The way boards allow public participation can vary, with some boards requiring speakers to address items on the agenda, some setting time limits and some requiring the speakers to sign up in advance, according to an analysis by KSBA Policy Staff.

But if a bill filed by House Education Committee Chairwoman Rep. Regina Huff, R-Williamsburg, becomes law, boards would be required to offer 15 minutes of public comment at regular meetings.

Huff said during a committee meeting on the bill that while she knows most school boards allow public comment, she has heard from some constituents who say they could not speak at meetings.

“So this is an opportunity for them to speak and know that they have that opportunity to speak and know the time limit,” she said. Huff noted that board members do not have office hours so the meeting might be the only place a resident could speak directly to the board.

Jefferson County Schools suspended public comments over concerns about violence after meetings this past summer and fall devolved into shouting matches. In January, the board held a first reading of a new comment policy that would give students the first opportunity to address the board and allow for a maximum of 45 minutes for speakers about action items on the agenda. There would also be an additional 45 minutes at the end of meetings for comment about non-agenda items.As lawmakers considered Huff’s bill during the committee meeting, Rep. Lisa Willner, R-Louisville, who served on the Jefferson County school board, questioned whether the bill allowed for the comment period to be stopped if it got out of hand.

“This past summer we saw nationwide, not just here in Kentucky, a rise of death threats against school board members, against potential school board candidates,” she said.

Rep. Attica Scott, D-Louisville, said she was at some of the Jefferson County meetings where attendees became hostile when told they had to wear masks.

“My concern is that this is coming after the calculated right-wing attacks in Jefferson County where people were trying to disrupt our democratic process,” she said.
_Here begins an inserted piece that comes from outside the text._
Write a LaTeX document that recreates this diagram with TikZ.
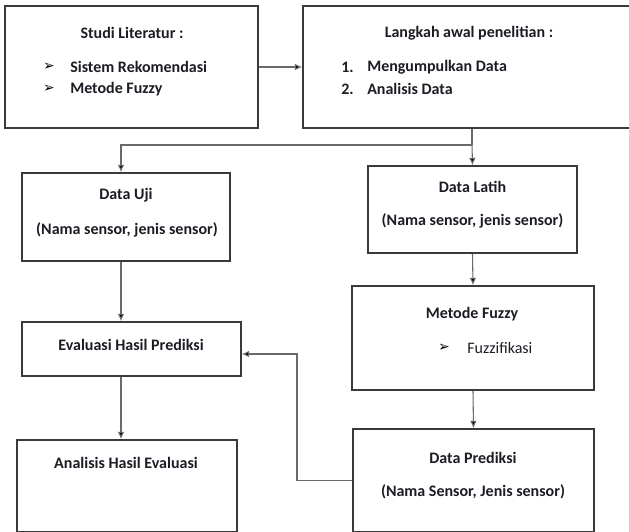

Huff said the bill was not directed solely at Jefferson County.

“There were other counties where parents were feeling like they didn’t have the opportunity to speak,” she said. “There’s issues that are playing before us now where parents are engaged, and I think we should be excited that they’re engaged and want to participate.”

Rep. Ed Massey, former KSBA president and former Boone County school board member, said that during his 22 years as a board member, meetings always included public comment.

“The school board meeting is actually the meeting of the board, it is not necessarily the meeting of the community,” said Massey, R-Hebron. “We set the terms in our meetings, we give them a certain amount of time that they can speak and if it gets out of control we can stop it because it’s our meeting. And I’m concerned a little bit about intruding on that operational component of the local boards, because I think only they are best to determine what they need to do at their local meeting.”

Rep. Adam Koenig, R-Erlanger, a former city council member, said he believes public comment is important for government meetings, but noted that no other public body is required to hear public comments at meetings.

“I don’t know that a one-size fits all approach, especially for this particular form of government, is the best way of going about it,” said Koenig, who passed on voting for or against the bill.

Massey, who ultimately voted for the bill, also worried that it may be legislative overreach.

“I just have some concerns that we are delving into an area as legislators that is better left to the autonomy of the local school boards,” he said, “especially since we have done a lot of work to give them local control.”

The bill specifies that if no one asks to speak before the start of the comment period, board members don’t have to sit waiting for 15 minutes. As of the last week of January, the House had not yet voted on the bill.